> _THE EXERCISE_: Write out the material again exactly, please, and omit the pictures.

----- STORED DATA -----

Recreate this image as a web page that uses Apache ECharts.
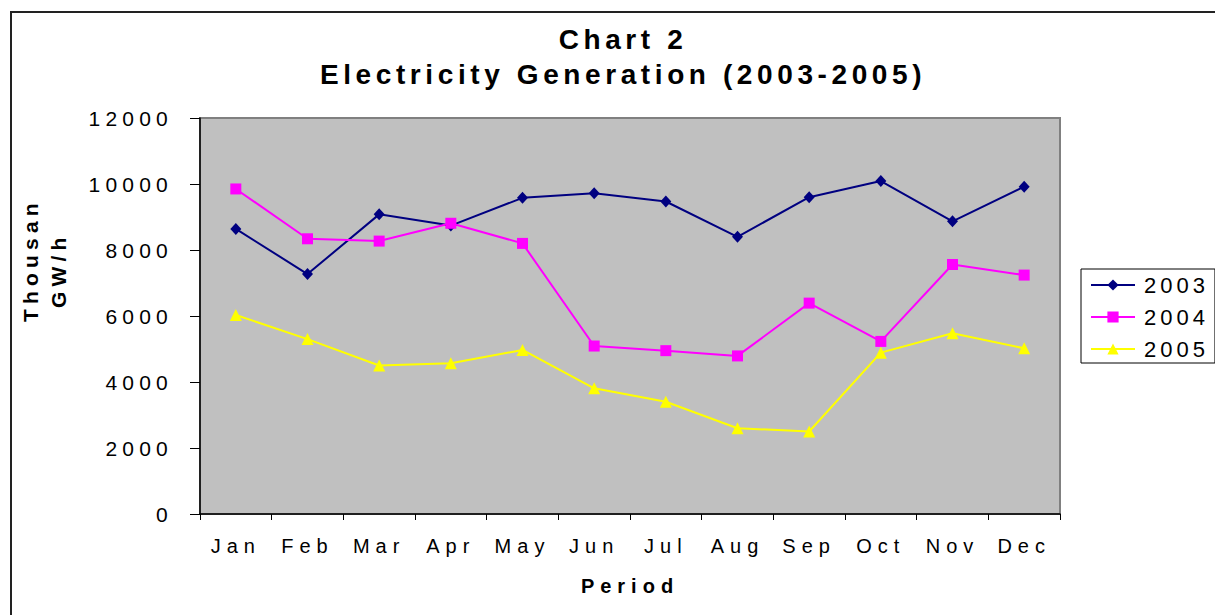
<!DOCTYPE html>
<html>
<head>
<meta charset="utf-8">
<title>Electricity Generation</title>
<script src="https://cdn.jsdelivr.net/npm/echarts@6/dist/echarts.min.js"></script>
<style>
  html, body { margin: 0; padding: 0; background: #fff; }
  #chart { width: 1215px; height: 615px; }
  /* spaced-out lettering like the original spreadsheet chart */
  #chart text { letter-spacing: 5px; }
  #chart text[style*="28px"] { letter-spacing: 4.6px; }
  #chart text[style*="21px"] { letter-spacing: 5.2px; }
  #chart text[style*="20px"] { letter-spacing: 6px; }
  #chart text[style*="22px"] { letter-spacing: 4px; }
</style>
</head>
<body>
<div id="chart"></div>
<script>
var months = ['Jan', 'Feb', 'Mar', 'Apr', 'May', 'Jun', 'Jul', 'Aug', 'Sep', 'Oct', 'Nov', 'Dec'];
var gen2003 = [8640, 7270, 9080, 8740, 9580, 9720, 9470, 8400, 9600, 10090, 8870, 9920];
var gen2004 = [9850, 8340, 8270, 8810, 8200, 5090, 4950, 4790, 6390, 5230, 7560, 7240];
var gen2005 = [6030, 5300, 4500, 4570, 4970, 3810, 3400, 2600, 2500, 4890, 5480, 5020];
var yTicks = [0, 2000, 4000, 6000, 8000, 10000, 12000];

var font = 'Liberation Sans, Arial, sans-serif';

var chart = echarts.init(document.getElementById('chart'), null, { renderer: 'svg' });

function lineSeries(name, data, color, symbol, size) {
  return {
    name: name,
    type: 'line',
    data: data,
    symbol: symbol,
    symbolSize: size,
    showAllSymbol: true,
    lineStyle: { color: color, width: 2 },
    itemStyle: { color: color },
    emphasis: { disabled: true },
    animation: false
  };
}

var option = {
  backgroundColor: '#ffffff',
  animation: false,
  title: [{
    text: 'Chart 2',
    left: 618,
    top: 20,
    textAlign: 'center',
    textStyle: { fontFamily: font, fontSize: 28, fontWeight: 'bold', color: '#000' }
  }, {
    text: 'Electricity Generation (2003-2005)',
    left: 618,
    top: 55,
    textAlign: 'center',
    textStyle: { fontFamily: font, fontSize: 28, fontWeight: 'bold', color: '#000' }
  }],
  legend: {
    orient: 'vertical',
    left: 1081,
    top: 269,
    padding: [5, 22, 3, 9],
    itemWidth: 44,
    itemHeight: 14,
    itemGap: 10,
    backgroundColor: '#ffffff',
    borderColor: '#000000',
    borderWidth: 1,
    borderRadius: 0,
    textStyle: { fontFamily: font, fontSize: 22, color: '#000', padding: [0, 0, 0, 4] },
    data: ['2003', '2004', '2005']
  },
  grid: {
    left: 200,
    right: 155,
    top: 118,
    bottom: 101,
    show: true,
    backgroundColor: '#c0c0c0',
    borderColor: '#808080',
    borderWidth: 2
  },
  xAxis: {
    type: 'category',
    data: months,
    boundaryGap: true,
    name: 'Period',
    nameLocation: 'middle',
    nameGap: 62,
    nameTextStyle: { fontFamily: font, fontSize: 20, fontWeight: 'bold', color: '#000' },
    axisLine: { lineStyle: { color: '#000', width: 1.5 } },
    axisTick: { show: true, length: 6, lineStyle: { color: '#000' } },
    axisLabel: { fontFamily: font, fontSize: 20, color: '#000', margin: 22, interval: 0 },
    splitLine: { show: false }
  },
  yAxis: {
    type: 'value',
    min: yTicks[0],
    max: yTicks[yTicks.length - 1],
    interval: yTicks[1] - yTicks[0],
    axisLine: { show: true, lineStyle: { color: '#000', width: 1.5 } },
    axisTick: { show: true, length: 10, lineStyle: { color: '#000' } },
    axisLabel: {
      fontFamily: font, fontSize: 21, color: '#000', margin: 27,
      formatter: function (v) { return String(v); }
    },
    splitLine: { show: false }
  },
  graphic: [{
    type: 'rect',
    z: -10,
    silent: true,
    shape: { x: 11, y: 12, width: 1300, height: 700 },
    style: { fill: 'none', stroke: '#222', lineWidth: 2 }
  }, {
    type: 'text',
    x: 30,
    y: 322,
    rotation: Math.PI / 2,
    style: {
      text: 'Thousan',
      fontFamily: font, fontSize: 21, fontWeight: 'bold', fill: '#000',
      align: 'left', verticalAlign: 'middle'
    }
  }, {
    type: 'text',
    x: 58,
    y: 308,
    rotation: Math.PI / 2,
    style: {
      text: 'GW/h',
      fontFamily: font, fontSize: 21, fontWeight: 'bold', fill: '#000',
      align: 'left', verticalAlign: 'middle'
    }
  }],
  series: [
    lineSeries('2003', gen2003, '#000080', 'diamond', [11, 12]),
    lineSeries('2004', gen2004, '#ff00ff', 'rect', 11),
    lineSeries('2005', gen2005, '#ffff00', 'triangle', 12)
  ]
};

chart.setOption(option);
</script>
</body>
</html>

-----

> _REPLY TO THE TASK_:
Recreate this image as a web page that uses Apache ECharts.
<!DOCTYPE html>
<html>
<head>
<meta charset="utf-8">
<title>Electricity Generation</title>
<script src="https://cdn.jsdelivr.net/npm/echarts@6/dist/echarts.min.js"></script>
<style>
  html, body { margin: 0; padding: 0; background: #fff; }
  #chart { width: 1215px; height: 615px; }
  /* spaced-out lettering like the original spreadsheet chart */
  #chart text { letter-spacing: 5px; }
  #chart text[style*="28px"] { letter-spacing: 4.6px; }
  #chart text[style*="21px"] { letter-spacing: 5.2px; }
  #chart text[style*="20px"] { letter-spacing: 6px; }
  #chart text[style*="22px"] { letter-spacing: 4px; }
</style>
</head>
<body>
<div id="chart"></div>
<script>
var months = ['Jan', 'Feb', 'Mar', 'Apr', 'May', 'Jun', 'Jul', 'Aug', 'Sep', 'Oct', 'Nov', 'Dec'];
var gen2003 = [8640, 7270, 9080, 8740, 9580, 9720, 9470, 8400, 9600, 10090, 8870, 9920];
var gen2004 = [9850, 8340, 8270, 8810, 8200, 5090, 4950, 4790, 6390, 5230, 7560, 7240];
var gen2005 = [6030, 5300, 4500, 4570, 4970, 3810, 3400, 2600, 2500, 4890, 5480, 5020];
var yTicks = [0, 2000, 4000, 6000, 8000, 10000, 12000];

var font = 'Liberation Sans, Arial, sans-serif';

var chart = echarts.init(document.getElementById('chart'), null, { renderer: 'svg' });

function lineSeries(name, data, color, symbol, size) {
  return {
    name: name,
    type: 'line',
    data: data,
    symbol: symbol,
    symbolSize: size,
    showAllSymbol: true,
    lineStyle: { color: color, width: 2 },
    itemStyle: { color: color },
    emphasis: { disabled: true },
    animation: false
  };
}

var option = {
  backgroundColor: '#ffffff',
  animation: false,
  title: [{
    text: 'Chart 2',
    left: 618,
    top: 20,
    textAlign: 'center',
    textStyle: { fontFamily: font, fontSize: 28, fontWeight: 'bold', color: '#000' }
  }, {
    text: 'Electricity Generation (2003-2005)',
    left: 618,
    top: 55,
    textAlign: 'center',
    textStyle: { fontFamily: font, fontSize: 28, fontWeight: 'bold', color: '#000' }
  }],
  legend: {
    orient: 'vertical',
    left: 1081,
    top: 269,
    padding: [5, 22, 3, 9],
    itemWidth: 44,
    itemHeight: 14,
    itemGap: 10,
    backgroundColor: '#ffffff',
    borderColor: '#000000',
    borderWidth: 1,
    borderRadius: 0,
    textStyle: { fontFamily: font, fontSize: 22, color: '#000', padding: [0, 0, 0, 4] },
    data: ['2003', '2004', '2005']
  },
  grid: {
    left: 200,
    right: 155,
    top: 118,
    bottom: 101,
    show: true,
    backgroundColor: '#c0c0c0',
    borderColor: '#808080',
    borderWidth: 2
  },
  xAxis: {
    type: 'category',
    data: months,
    boundaryGap: true,
    name: 'Period',
    nameLocation: 'middle',
    nameGap: 62,
    nameTextStyle: { fontFamily: font, fontSize: 20, fontWeight: 'bold', color: '#000' },
    axisLine: { lineStyle: { color: '#000', width: 1.5 } },
    axisTick: { show: true, length: 6, lineStyle: { color: '#000' } },
    axisLabel: { fontFamily: font, fontSize: 20, color: '#000', margin: 22, interval: 0 },
    splitLine: { show: false }
  },
  yAxis: {
    type: 'value',
    min: yTicks[0],
    max: yTicks[yTicks.length - 1],
    interval: yTicks[1] - yTicks[0],
    axisLine: { show: true, lineStyle: { color: '#000', width: 1.5 } },
    axisTick: { show: true, length: 10, lineStyle: { color: '#000' } },
    axisLabel: {
      fontFamily: font, fontSize: 21, color: '#000', margin: 27,
      formatter: function (v) { return String(v); }
    },
    splitLine: { show: false }
  },
  graphic: [{
    type: 'rect',
    z: -10,
    silent: true,
    shape: { x: 11, y: 12, width: 1300, height: 700 },
    style: { fill: 'none', stroke: '#222', lineWidth: 2 }
  }, {
    type: 'text',
    x: 30,
    y: 322,
    rotation: Math.PI / 2,
    style: {
      text: 'Thousan',
      fontFamily: font, fontSize: 21, fontWeight: 'bold', fill: '#000',
      align: 'left', verticalAlign: 'middle'
    }
  }, {
    type: 'text',
    x: 58,
    y: 308,
    rotation: Math.PI / 2,
    style: {
      text: 'GW/h',
      fontFamily: font, fontSize: 21, fontWeight: 'bold', fill: '#000',
      align: 'left', verticalAlign: 'middle'
    }
  }],
  series: [
    lineSeries('2003', gen2003, '#000080', 'diamond', [11, 12]),
    lineSeries('2004', gen2004, '#ff00ff', 'rect', 11),
    lineSeries('2005', gen2005, '#ffff00', 'triangle', 12)
  ]
};

chart.setOption(option);
</script>
</body>
</html>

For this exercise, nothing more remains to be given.